ReinforcementLearning.jl
ReinforcementLearning.jl copied to clipboard
add CUDA accelerated Env
Nvidia has ported Atari to CUDA: https://github.com/NVlabs/cule The biggest benefit is, the data are in GPU memory, thus avoided memory copy between host & device.
My ideas are:
add cule as a 3rd party env
then update the algorithms in ReinforcementLearningZoo.jl, in order to use CuArray as actions, states, trajectory buffers...
implement a env wrapper
it should be a parallel GPU kernel, which setup the launch options, and execute the built in env.
future work
Numba has many limitations in kernel code. https://numba.pydata.org/numba-doc/dev/cuda/overview.html Use C++ to implement CUDA kernel is more difficult than Numba. But Julia has great support for CUDA programming, so this is the best choice for RL.
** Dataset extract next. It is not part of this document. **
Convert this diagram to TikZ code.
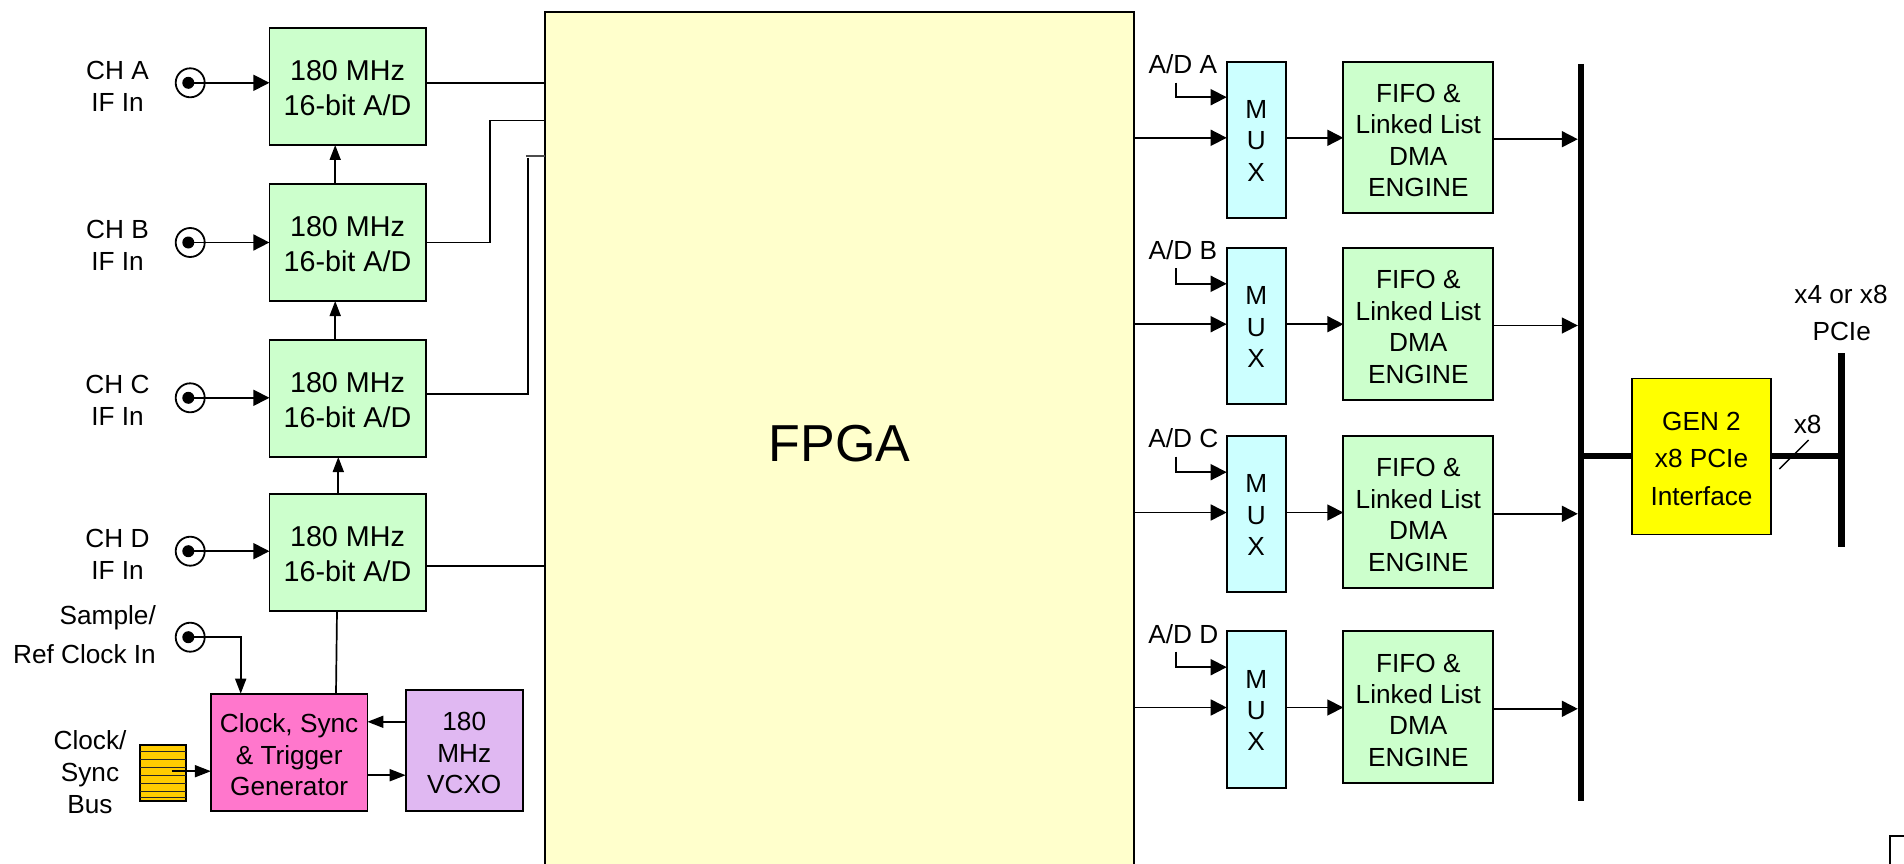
\documentclass[tikz,border=0pt]{standalone}
\usepackage{fontspec}
\setmainfont{Liberation Sans}
\usetikzlibrary{arrows.meta,shapes.geometric}
\definecolor{adcgreen}{HTML}{CCFFCC}
\definecolor{fpgay}{HTML}{FFFFCC}
\definecolor{muxc}{HTML}{CCFFFF}
\definecolor{clkp}{HTML}{FF77CC}
\definecolor{vcxop}{HTML}{E0B8F2}
\definecolor{busy}{HTML}{FFCC00}
\definecolor{geny}{rgb}{1,1,0}
\newcommand{\topst}{}
\tikzset{
 blk/.style={draw=black,line width=1.8pt,inner sep=0pt,outer sep=0pt,align=center},
 top strut/.style={execute at begin node={\def\topst{\rule{0pt}{#1}}}},
 adcbox/.style={blk,fill=adcgreen,font=\fontsize{28.7}{35}\selectfont,top strut=23.7pt},
 clkbox/.style={blk,fill=clkp,font=\fontsize{26.2}{31.7}\selectfont,top strut=24pt},
 vcxobox/.style={blk,fill=vcxop,font=\fontsize{26.2}{31.5}\selectfont,top strut=24.4pt},
 muxbox/.style={blk,fill=muxc,font=\fontsize{26.2}{31.4}\selectfont,top strut=20pt},
 fifobox/.style={blk,fill=adcgreen,font=\fontsize{26.2}{31.4}\selectfont,top strut=24pt},
 genbox/.style={blk,fill=geny,font=\fontsize{26.2}{37.8}\selectfont,top strut=23pt},
 fpgabox/.style={blk,fill=fpgay,font=\fontsize{52}{60}\selectfont,top strut=38.5pt},
 busbox/.style={blk,fill=busy},
 plainbox/.style={blk,fill=white},
 lbl/.style={inner sep=0pt,align=center,font=\fontsize{26.2}{32}\selectfont},
 rlbl/.style={inner sep=0pt,align=center,font=\fontsize{26.2}{32}\selectfont},
 ring/.style={draw=black,circle,line width=1.8pt,minimum size=29pt,inner sep=0pt,outer sep=0pt},
 pin/.style={fill=black,circle,minimum size=12pt,inner sep=0pt,outer sep=0pt},
 wire/.style={line width=1.7pt,draw=black},
 arrw/.style={wire,-{Triangle[length=16pt,width=16pt]}},
 arrn/.style={wire,-{Triangle[length=15pt,width=11pt]}},
 arrm/.style={wire,-{Triangle[length=16pt,width=12pt]}},
 thick bus/.style={line width=6.4pt,draw=black},
 tick/.style={line width=1.4pt,draw=black},
 stripe/.style={line width=1.3pt,draw=black!85},
}
\newcommand{\bx}[7]{% name x0 y0 x1 y1 style text
 \pgfmathsetmacro{\mycx}{(#2+#4)/2}\pgfmathsetmacro{\mycy}{(#3+#5)/2}%
 \pgfmathsetmacro{\myw}{#4-#2}\pgfmathsetmacro{\myh}{#5-#3}%
 \node[#6,minimum width=\myw pt,minimum height=\myh pt] (#1) at (\mycx,\mycy) {\topst #7};}
\begin{document}
\begin{tikzpicture}[x=1pt,y=-1pt]
\useasboundingbox (0,0) rectangle (1904,864);
\clip (0,0) rectangle (1904,864);
\fill[white] (0,0) rectangle (1904,864);
% boxes
\bx{fpga}{545}{11.7}{1134}{874}{fpgabox}{FPGA}
\bx{adcA}{269.4}{28}{425.6}{145}{adcbox}{180 MHz\\16-bit A/D}
\bx{adcB}{269.4}{184}{425.6}{301}{adcbox}{180 MHz\\16-bit A/D}
\bx{adcC}{269.4}{340}{425.6}{457}{adcbox}{180 MHz\\16-bit A/D}
\bx{adcD}{269.4}{493.7}{425.6}{610.7}{adcbox}{180 MHz\\16-bit A/D}
\bx{clk}{210.9}{693.7}{367.4}{810.7}{clkbox}{Clock, Sync\\\& Trigger\\Generator}
\bx{vcxo}{405.7}{689.7}{522.8}{810.7}{vcxobox}{180\\MHz\\VCXO}
\bx{bus}{140}{745.3}{186}{801}{busbox}{}
\foreach \yy in {751.5,759.5,767.5,775.5,783.5,791.5,797.5}
  \draw[stripe] (bus.west |- 0,\yy) -- (bus.east |- 0,\yy);
\bx{muxA}{1226.7}{61.7}{1285.7}{217.7}{muxbox}{M\\U\\X}
\bx{muxB}{1226.7}{248.3}{1285.7}{404}{muxbox}{M\\U\\X}
\bx{muxC}{1226.7}{436}{1285.7}{592.3}{muxbox}{M\\U\\X}
\bx{muxD}{1226.7}{631.3}{1285.7}{787.7}{muxbox}{M\\U\\X}
\bx{fifoA}{1343.3}{61.7}{1493.3}{213.3}{fifobox}{FIFO \&\\Linked List\\DMA\\ENGINE}
\bx{fifoB}{1343.3}{248.3}{1493.3}{400}{fifobox}{FIFO \&\\Linked List\\DMA\\ENGINE}
\bx{fifoC}{1343.3}{436}{1493.3}{588.3}{fifobox}{FIFO \&\\Linked List\\DMA\\ENGINE}
\bx{fifoD}{1343.3}{631.3}{1493.3}{783.3}{fifobox}{FIFO \&\\Linked List\\DMA\\ENGINE}
\bx{gen}{1632}{378.5}{1771}{534.5}{genbox}{GEN 2\\x8 PCIe\\Interface}
\bx{corner}{1890}{836}{1960}{900}{plainbox}{}
% buses
\coordinate (mbT) at (1581,64);
\coordinate (mbB) at (1581,801);
\coordinate (rbT) at (1841.3,353);
\coordinate (rbB) at (1841.3,547);
\draw[thick bus] (mbT) -- (mbB);
\draw[thick bus] (rbT) -- (rbB);
\draw[thick bus] (mbT |- 0,456) -- (gen.west |- 0,456);
\draw[thick bus] (gen.east |- 0,456) -- (rbT |- 0,456);
\coordinate (tickA) at (1779.3,469);
\coordinate (tickB) at (1808.7,440);
\draw[tick] (tickA) -- (tickB);
% input connectors
\node[ring] (jA) at (190.2,82.8) {};  \node[pin] (pA) at (188.3,82.8) {};
\node[ring] (jB) at (190.2,242.5) {};   \node[pin] (pB) at (188.3,242.5) {};
\node[ring] (jC) at (190.2,397.8) {}; \node[pin] (pC) at (188.3,397.8) {};
\node[ring] (jD) at (190.2,551.2) {}; \node[pin] (pD) at (188.3,551.2) {};
\node[ring] (jS) at (190.2,637.2) {}; \node[pin] (pS) at (188.3,637.2) {};
\draw[arrw] (pA.center) -- (adcA.west |- pA);
\draw[arrw] (pB.center) -- (adcB.west |- pB);
\draw[arrw] (pC.center) -- (adcC.west |- pC);
\draw[arrw] (pD.center) -- (adcD.west |- pD);
\coordinate (sX) at (240.7,693.7);
\draw[arrn] (pS.center) -| (sX);
% A/D stack
\draw[arrn] (adcB.north -| 335.2,0) -- (adcA.south -| 335.2,0);
\draw[arrn] (adcC.north -| 335.2,0) -- (adcB.south -| 335.2,0);
\draw[arrn] (adcD.north -| 338.3,0) -- (adcC.south -| 338.3,0);
\draw[wire] (clk.north -| 336,0) -- (adcD.south -| 337,0);
% A/D to FPGA
\draw[wire] (adcA.east |- 0,83.2) -- (fpga.west |- 0,83.2);
\draw[wire] (adcB.east |- 0,242.5) -- (489.9,242.5) -- (489.9,120.5) -- (fpga.west |- 0,120.5);
\draw[wire] (adcC.east |- 0,393.8) -- (527.7,393.8) -- (527.7,158);
\coordinate (cStub) at (525.8,155.8);
\draw[wire,draw=black!70] (cStub) -- (fpga.west |- cStub);
\draw[wire] (adcD.east |- 0,565.8) -- (fpga.west |- 0,565.8);
% clock section
\coordinate (busOut) at (171.5,771.2);
\draw[arrm] (busOut) -- (clk.west |- busOut);
\draw[arrm] (vcxo.west |- 0,721.8) -- (clk.east |- 0,721.8);
\draw[arrm] (clk.east |- 0,775.2) -- (vcxo.west |- 0,775.2);
% MUX section
\foreach \mm/\ya/\yb/\yc/\yd in {A/82.7/97.2/137.8/139.2,B/268.3/283.8/324.2/325.5,C/456.7/472.2/512.5/513.8,D/651.7/667.2/707.5/708.8}{
  \coordinate (t\mm) at (1176,\ya);
  \draw[arrw] (t\mm) |- (mux\mm.west |- 0,\yb);
  \draw[arrw] (fpga.east |- 0,\yc) -- (mux\mm.west |- 0,\yc);
  \draw[arrw] (mux\mm.east |- 0,\yc) -- (fifo\mm.west |- 0,\yc);
  \draw[arrw] (fifo\mm.east |- 0,\yd) -- (1577.8,\yd);
}
% labels
\node[lbl] (lA) at (117.5,86.5) {CH A\\IF In};
\node[lbl] (lB) at (117.5,245.2) {CH B\\IF In};
\node[lbl] (lC) at (117.5,400.8) {CH C\\IF In};
\node[lbl] (lD) at (117.5,554.5) {CH D\\IF In};
\node[lbl,anchor=east] (lS1) at (156,618) {Sample/};
\node[lbl,anchor=east] (lS2) at (156,654.5) {Ref Clock In};
\node[lbl] (lK) at (90,772.3) {Clock/\\Sync\\Bus};
\node[rlbl] (lmA) at (1182.8,64.3) {A/D A};
\node[rlbl] (lmB) at (1182.8,250) {A/D B};
\node[rlbl] (lmC) at (1183.3,438.3) {A/D C};
\node[rlbl] (lmD) at (1183.3,633.7) {A/D D};
\node[rlbl] (px1) at (1841,294) {x4 or x8};
\node[rlbl] (px2) at (1841.7,331) {PCIe};
\node[rlbl] (px3) at (1807.7,424.4) {x8};
\end{tikzpicture}
\end{document}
If this experiment is successful, then we can port some 3rd party env into Julia code, or the users can implement custom env, and train agents with this framework.
I tried to implement a cuda wrapper like this:
using CUDA
struct CudaEnv{E} <: AbstractEnv
envs::CuArray{E}
end
function launch_actions(env, actions)
index = (blockIdx().x - 1) * blockDim().x + threadIdx().x
stride = blockDim().x * gridDim().x
for i in index:stride:length(env)
@inbounds env[i](actions[i])
end
return nothing
end
function (env::CudaEnv)(actions)
numblocks = ceil(Int, length(env) / 256)
CUDA.@sync begin
@cuda threads = 256 blocks = numblocks launch_actions(env.envs, actions)
end
end
But It seems CuArray does not support use struct as it's element type.
julia> adapt(CuArray, [CartPoleEnv() for i in 1:2])
ERROR: CuArray only supports bits types
Stacktrace:
[1] error(::String) at ./error.jl:33
[2] CuArray{CartPoleEnv{Float64,Random._GLOBAL_RNG},1}(::UndefInitializer, ::Tuple{Int64}) at /root/.julia/packages/CUDA/dZvbp/src/array.jl:115
julia> using StructArrays
julia> replace_storage(CuArray, StructArray(CartPoleEnv() for i in 1:2))
ERROR: CuArray only supports bits types
Stacktrace:
[1] error(::String) at ./error.jl:33
[2] CuArray{MultiContinuousSpace{Array{Float64,1}},1}(::UndefInitializer, ::Tuple{Int64}) at /root/.julia/packages/CUDA/dZvbp/src/array.jl:115
I think it's impossible to implement a generic cuda wrapper in this framework, if CUDA.jl does not support arbitary data type.
We have to implement the env for cuda explicitly. e.g.
- the state of the env should be put in a
struct, in order to use a StructArray. - the parameters of the env should be put into GPU's global memory, in order to use them in a cuda kernel.
what about update the env? that the state and actions are matrix, so as to use BLAS to accelerate it.
This might be faster than a MultiThreadEnv, for the create of threads cost some time.
e.g.
mutable struct CartPoleEnv{
T,
A<:Union{Array,CuArray},
R<:AbstractRNG} <: AbstractEnv
params::CartPoleEnvParams{T}
action_space::DiscreteSpace{UnitRange{Int64}}
observation_space::MultiContinuousSpace{Vector{T}}
state::A{T,2}
action::A{Int,1}
done::A{Bool,1}
t::A{Int,1}
rng::A{R,1}
end
Some basic ideas of CUDA.jl are needed here. Just like the error message said, the customized struct must be of isbits so that we can send it to the GPU.
To implement the CartPoleEnv on GPU, we may need to split the internal state into immutable structs and send them to GPU. Then after applying actions, update the structs in-place (not to update the inner fields of the struct anymore).
This might be faster than a MultiThreadEnv, for the create of threads cost some time.
Yes, it's totally possible. But note that MultiThreadEnv is a general wrapper for arbitrary envs.
It seems cule ported the whole atari to gpu. see
- https://github.com/NVlabs/cule/blob/master/cule/atari/wrapper.hpp#L140
- https://github.com/NVlabs/cule/blob/master/cule/atari/cuda/kernels.hpp#L220
- https://github.com/NVlabs/cule/blob/master/cule/atari/m6502.hpp
So the env can be run in batches.
I think the internal state should use Array, for another Env might have a lot of state dimensions. so we still need a 2d Array to store a batch of states, and this needs modification in the Env.
If there's a method to store a CuArray pointer in the internal state, and the pointer can be maintained by Julia, then it will be much easier.
I think the internal state should use Array, for another Env might have a lot of state dimensions. so we still need a 2d Array to store a batch of states, and this needs modification in the Env.
That depends. I'm no expert in CUDA (I've never touched it after graduation 😢 ). But I think in-place modification is not always required here.